Il cite en exemple la fondation Alicia, à 40 minutes de Barcelone. «Ça ne sera pas une école, mais un centre de recherche et de création. On commencera par des ateliers pour professionnels, mais aussi pour débutants. Après, qui sait quels genres de dérivés on pourrait créer: traiteur, resto, etc.»

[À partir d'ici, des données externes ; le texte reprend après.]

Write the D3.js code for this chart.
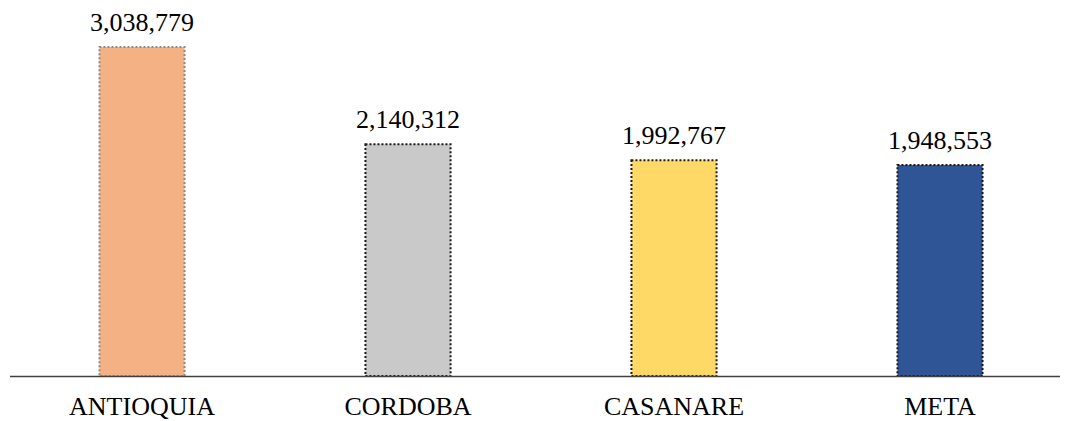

Malgré son horaire chargé, le «savant fou» qui planche aussi sur une application iPhone de Papilles et molécules, a pris le temps de nous recevoir dans son bureau-laboratoire... le modeste sous-sol de sa maison à Sainte-Adèle.

Expérience 1

En pleine dégustation, François décide de soumettre nos papilles à une expérience. Il nous tend une petite boîte et nous prie de nous servir. «Goûtez à votre vin. Maintenant, croquez dans le grain de poivre. Attendez une minute et demie et regoûtez à votre vin.» Ah! Le caractère mentholé du poivre exotique (c'est le «cubénol») produit immédiatement une sensation de froid sur les papilles. «En fait, le cubénol opère sur tous les liquides et solides que l'on ingère après», explique celui qui s'amuse comme un enfant dans un Toys R Us. «Alors imaginez qu'on l'utilise dans un plat justement pour produire cet effet!»

Expérience 2

Encouragé par notre enthousiasme, il propose une deuxième expérience, tirée du livre Les recettes de Papilles et molécules. Cette fois-ci, le mariage se fait avec un vin rouge, un cabernet sauvignon Arboleda 2008. François Chartier revient de la cuisine avec un bol rempli de ce qui ressemble à des vermisseaux frits. Ça y est! pensons-nous, il va nous faire croquer des insectes! Heureusement (ou malheureusement, c'est selon!), il n'en est rien. Finalement, les petites choses sèches sont des grains de riz sauvage (de marque Clic, c'est impératif!) soufflés dans l'huile de canola presque fumante et saupoudrés de sel et de café espresso finement moulu. Le condiment agit comme catalyseur de vins rouges boisés, en plus d'assouplir les tanins. C'est explosif.

Repartir en neuf

À la fin de sa journée de travail, François fonce à la cave pour trouver LA bouteille qui s'accordera avec le repas qui est au menu ce soir-là.